Some URLs are password protected using the HTTP basic_auth mechanism. This is implemented by setting the corresponding configuration in nginx, as shown above (specifically with the auth_basic and auth_basic_user_file keys). The .htpasswd files mentioned in the configuration are generated with the htpasswd tool.

DNS

The domain is hosted by Namecheap, which also manages the DNS entries. For each subdomain there is an A record always pointing to the same server IP, currently 159.149.47.24. The subdomains are then handled as described in Web server.
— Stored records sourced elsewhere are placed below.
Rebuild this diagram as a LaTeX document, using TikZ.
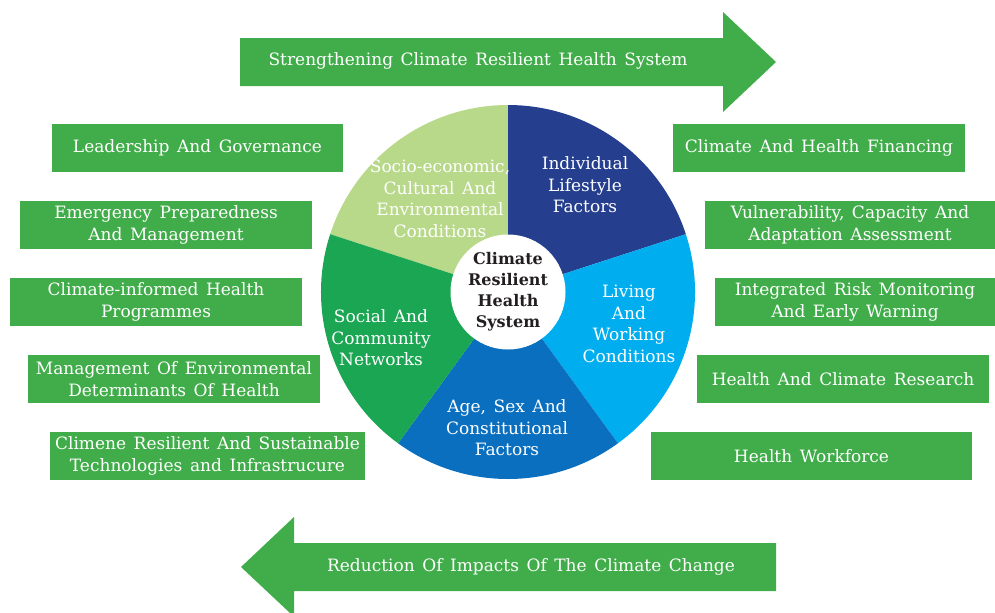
\documentclass[tikz,border=0pt]{standalone}
\usepackage{fontspec}
\setmainfont{DejaVu Serif}[WordSpace=1.4]
\usepackage{tikz}
\usetikzlibrary{calc}

\definecolor{boxgreen}{RGB}{65,173,74}
\definecolor{segsocio}{RGB}{184,217,138}
\definecolor{segindiv}{RGB}{37,62,142}
\definecolor{segliving}{RGB}{0,174,239}
\definecolor{segage}{RGB}{10,111,191}
\definecolor{segsocial}{RGB}{26,166,82}
\definecolor{coretext}{RGB}{35,31,32}
\newcommand{\boxfont}{\fontsize{17bp}{21.5bp}\selectfont}
\newcommand{\corefont}{\fontsize{16bp}{21bp}\selectfont\bfseries}

\begin{document}
\begin{tikzpicture}[
	bar/.style={fill=boxgreen, text=white, minimum height=48bp, inner sep=0pt, align=center, font=\boxfont},
	seglabel/.style={text=white, align=center, font=\boxfont, inner sep=0pt}]
	\useasboundingbox (0bp,0bp) rectangle (995bp,-613bp);

	% big arrows
	\fill[boxgreen] (240bp,-38bp) -- (723bp,-38bp) -- (723bp,-12bp) -- (776bp,-62bp)
		-- (723bp,-112bp) -- (723bp,-86bp) -- (240bp,-86bp) -- cycle;
	\fill[boxgreen] (776bp,-543bp) -- (294bp,-543bp) -- (294bp,-517bp) -- (241bp,-567bp)
		-- (290bp,-613bp) -- (294bp,-613bp) -- (294bp,-591bp) -- (776bp,-591bp) -- cycle;
	\node[seglabel] (strengthen) at (478bp,-61bp)  {Strengthening Climate Resilient Health System};
	\node[seglabel] (reduction)  at (531bp,-567bp) {Reduction Of Impacts Of The Climate Change};

	% wheel
	\coordinate (hub) at (508bp,-292bp);
	\fill[segsocio]  (hub) -- ++(90:187bp)   arc[start angle=90,   end angle=162,  radius=187bp] -- cycle;
	\fill[segindiv]  (hub) -- ++(18:187bp)   arc[start angle=18,   end angle=90,   radius=187bp] -- cycle;
	\fill[segliving] (hub) -- ++(-54:187bp)  arc[start angle=-54,  end angle=18,   radius=187bp] -- cycle;
	\fill[segage]    (hub) -- ++(-126:187bp) arc[start angle=-126, end angle=-54,  radius=187bp] -- cycle;
	\fill[segsocial] (hub) -- ++(162:187bp)  arc[start angle=162,  end angle=234,  radius=187bp] -- cycle;

	\node[circle, fill=white, minimum size=115bp, inner sep=0pt, align=center,
		text=coretext, font=\corefont] (core) at (508bp,-292bp)
		{Climate\\Resilient\\Health\\System};

	\node[seglabel] (socio)  at (440bp,-199bp) {Socio-economic,\\Cultural And\\Environmental\\Conditions};
	\node[seglabel] (indiv)  at (585bp,-185bp) {Individual\\Lifestyle\\Factors};
	\node[seglabel] (living) at (629bp,-324bp) {Living\\And\\Working\\Conditions};
	\node[seglabel] (agesex) at (507bp,-428bp) {Age, Sex And\\Constitutional\\Factors};
	\node[seglabel] (social) at (381bp,-338bp) {Social And\\Community\\Networks};

	% left column
	\node[bar, minimum width=291bp] (leader)  at (197.5bp,-148bp) {Leadership And Governance};
	\node[bar, minimum width=292bp] (emerg)   at (166bp,-225bp)   {Emergency Preparedness\\And Management};
	\node[bar, minimum width=292bp] (progr)   at (156bp,-302bp)   {Climate-informed Health\\Programmes};
	\node[bar, minimum width=292bp] (envdet)  at (174bp,-379bp)   {Management Of Environmental\\Determinants Of Health};
	\node[bar, minimum width=315bp] (techn)   at (207.5bp,-456bp) {Climene Resilient And Sustainable\\Technologies and Infrastrucure};

	% right column
	\node[bar, minimum width=292bp] (financ)  at (819bp,-148bp)   {Climate And Health Financing};
	\node[bar, minimum width=290bp] (vulner)  at (850bp,-225bp)   {Vulnerability, Capacity And\\Adaptation Assessment};
	\node[bar, minimum width=280bp] (riskmon) at (855bp,-302bp)   {Integrated Risk Monitoring\\And Early Warning};
	\node[bar, minimum width=292bp] (research) at (843bp,-379bp)  {Health And Climate Research};
	\node[bar, minimum width=321bp] (workf)   at (811.5bp,-456bp) {Health Workforce};
\end{tikzpicture}
\end{document}
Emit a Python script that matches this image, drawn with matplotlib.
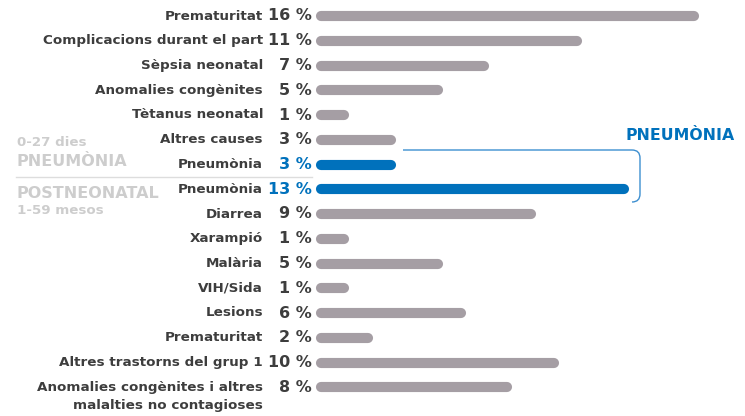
import matplotlib.pyplot as plt
from matplotlib.path import Path
from matplotlib.patches import PathPatch

labels = ["Prematuritat", "Complicacions durant el part", "Sèpsia neonatal",
          "Anomalies congènites", "Tètanus neonatal", "Altres causes",
          "Pneumònia", "Pneumònia", "Diarrea", "Xarampió", "Malària",
          "VIH/Sida", "Lesions", "Prematuritat", "Altres trastorns del grup 1",
          "Anomalies congènites i altres\nmalalties no contagioses"]
values = [16, 11, 7, 5, 1, 3, 3, 13, 9, 1, 5, 1, 6, 2, 10, 8]
highlight = [6, 7]

grey = "#a59ea4"
blue = "#0071bc"
txt = "#3d3d3d"
light = "#cdcdcd"
W, H = 745, 416
font = "DejaVu Sans"

fig = plt.figure(figsize=(7.45, 4.16), dpi=100)
# axes covering whole figure, pixel coordinates
ax = fig.add_axes([0, 0, 1, 1])
ax.set_xlim(0, W)
ax.set_ylim(H, 0)
ax.axis("off")

x0 = 321      # zero of bars (px)
scale = 23.3  # px per %
y_first = 16
dy = 24.75

for i, (lab, v) in enumerate(zip(labels, values)):
    y = y_first + i * dy
    c = blue if i in highlight else grey
    ax.plot([x0, x0 + v * scale], [y, y], color=c, lw=7.3,
            solid_capstyle="round")
    ax.text(312, y, f"{v} %", ha="right", va="center", fontsize=11.5,
            fontweight="bold", color=blue if i in highlight else txt,
            family=font)
    for k, part in enumerate(lab.split("\n")):
        ax.text(263, y + k * 18.5, part, ha="right", va="center",
                fontsize=9.7, fontweight="bold", color=txt, family=font)

# left group labels
ax.text(17, 143, "0-27 dies", fontsize=9.6, fontweight="bold", color=light,
        va="center", family=font)
ax.text(17, 162, "PNEUMÒNIA", fontsize=11.5, fontweight="bold", color=light,
        va="center", family=font)
ax.plot([16, 312], [177, 177], color="#dddddd", lw=1)
ax.text(17, 193, "POSTNEONATAL", fontsize=11.5, fontweight="bold", color=light,
        va="center", family=font)
ax.text(17, 210, "1-59 mesos", fontsize=9.6, fontweight="bold", color=light,
        va="center", family=font)

# bracket
verts = [(403, 150), (632, 150), (640, 150), (640, 158), (640, 194),
         (640, 202), (632, 202)]
codes = [Path.MOVETO, Path.LINETO, Path.CURVE3, Path.CURVE3, Path.LINETO,
         Path.CURVE3, Path.CURVE3]
ax.add_patch(PathPatch(Path(verts, codes), fill=False, edgecolor="#3d8fd0",
                       lw=1.0))
ax.text(735, 135, "PNEUMÒNIA", ha="right", va="center", fontsize=11.3,
        fontweight="bold", color=blue, family=font)

fig.savefig("out.png", dpi=100)
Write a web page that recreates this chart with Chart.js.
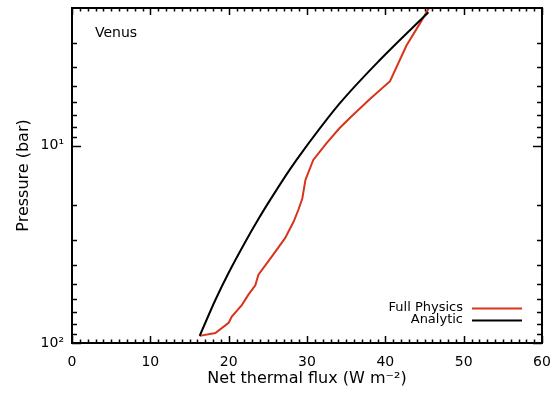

For example, a DNS query for packages.nnpdf.science returns:

$ dig packages.nnpdf.science

; <<>> DiG 9.11.3-1ubuntu1.7-Ubuntu <<>> packages.nnpdf.science
;; global options: +cmd
;; Got answer:
;; ->>HEADER<<- opcode: QUERY, status: NOERROR, id: 26766
;; flags: qr rd ra; QUERY: 1, ANSWER: 1, AUTHORITY: 0, ADDITIONAL: 1

;; OPT PSEUDOSECTION:
; EDNS: version: 0, flags:; udp: 65494
;; QUESTION SECTION:
;packages.nnpdf.science.              IN      A

;; ANSWER SECTION:
packages.nnpdf.science.       1799    IN      A       159.149.47.24

;; Query time: 170 msec
;; SERVER: 127.0.0.53#53(127.0.0.53)
;; WHEN: Tue May 28 14:26:53 BST 2019
;; MSG SIZE  rcvd: 67

SSL encryption

SSL encription is provided by Let’s Encrypt. The certificates are created using the certbot program with the nginx module.

In order to create new ssl certificates, first prepare the nginx server block configuration file and then run the interactive command:

sudo certbot --nginx -d <domain>

This will ask you several questions, including if you would like to automatically update the nginx server block file. We fully recommend this approach.

The certificate is automatically renewed by a cron job.